Aparte de esa característica, que salvó a Europa de la tragedia de otro conflicto continental, la guerra fría fue una guerra a todos los efectos. Y no menos que las dos guerras mundiales que la habían precedido, también terminó con la victoria de una parte y la derrota de la otra, con todos los desequilibrios consecuentes. Como la primera guerra mundial terminó con el desmoronamiento de los imperios alemán, austro-húngaro y otomano, también la guerra fría terminó con el desmoronamiento del último de los imperios europeos, el zarista, que con el traje y nombre nuevos de la Unión Soviética sobrevivió a todos los demás.

Hasta entonces nadie puso nunca en discusión que a un gran conflicto debe seguir una conferencia de paz para definir y establecer los nuevos equilibrios, y por tanto crear las condiciones para una recuperación no ruinosa de las relaciones entre vencedores y vencidos. Pero al final de la guerra fría no sucedió nada parecido, pues a ello se opusieron firmemente los Estados Unidos. Washington rechazó la propuesta que en ese sentido le hizo Gorbachov, animando así a sus aliados a que hicieran lo mismo. A diferencia de lo que hicieron al terminar el segundo conflicto mundial, no pusieron a disposición de los vencidos ningún plan Marshall. Y en vez de una conferencia de paz, ofrecieron como único elemento de estabilización la entrada en la OTAN de los países de la Europa oriental que ya eran miembros del pacto de Varsovia.

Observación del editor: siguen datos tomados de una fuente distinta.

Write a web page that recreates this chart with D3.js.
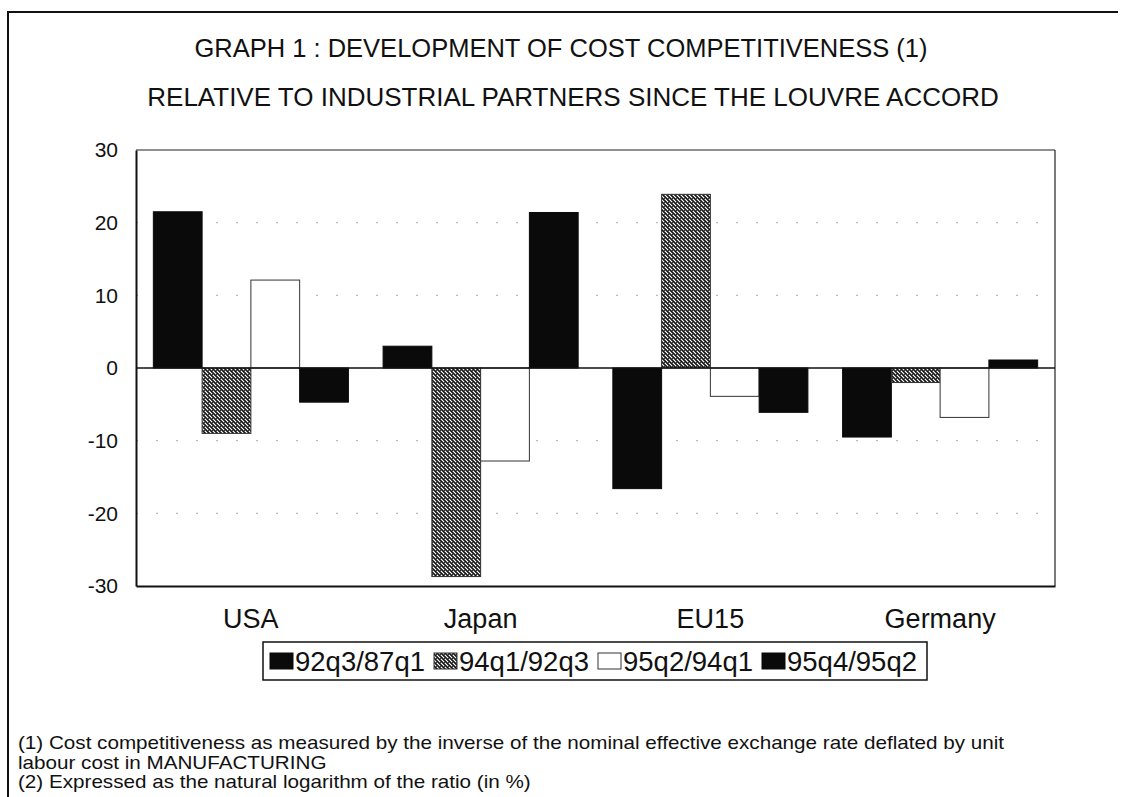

Los que consigan ver la realidad de las cosas e ir más allá de las grandes campañas pan-mediáticas de la organización del consenso internacional, donde Washington destaca, podrán captar sin esfuerzo la esencia crudamente agresiva de tal política: no se pone remedio a la inestabilidad que un gran conflicto deja tras de sí, sino que se tiende a hacerla crónica. Se trata por otro lado del mayor caso de aplicación de una filosofía de las relaciones internacionales que caracteriza a los Estados Unidos desde hace más de sesenta años. Los últimos tratados de paz que EE.UU firmó y dejó que otros firmaran son los que pusieron fin a la segunda guerra mundial. A partir de ahí han hecho o permitido otras guerra, sin declararlas nunca ni concluirlas o dejar que se concluyeran con tratados de paz.

Si comparamos los 25 años que siguieron al fin de la segunda guerra mundial con los 25 años que han seguido a la caída del muro de Berlín, vemos claramente la relevancia de las respectivas consecuencias de estas dos filosofías distintas en las relaciones internacionales, y quién paga la cuenta. Después del lanzamiento de globos, de las fanfarrias, del “Himno de la alegría” de Beethoven y de los conciertos de las grandes estrellas del rock, también sería bueno empezar a pensar en esto.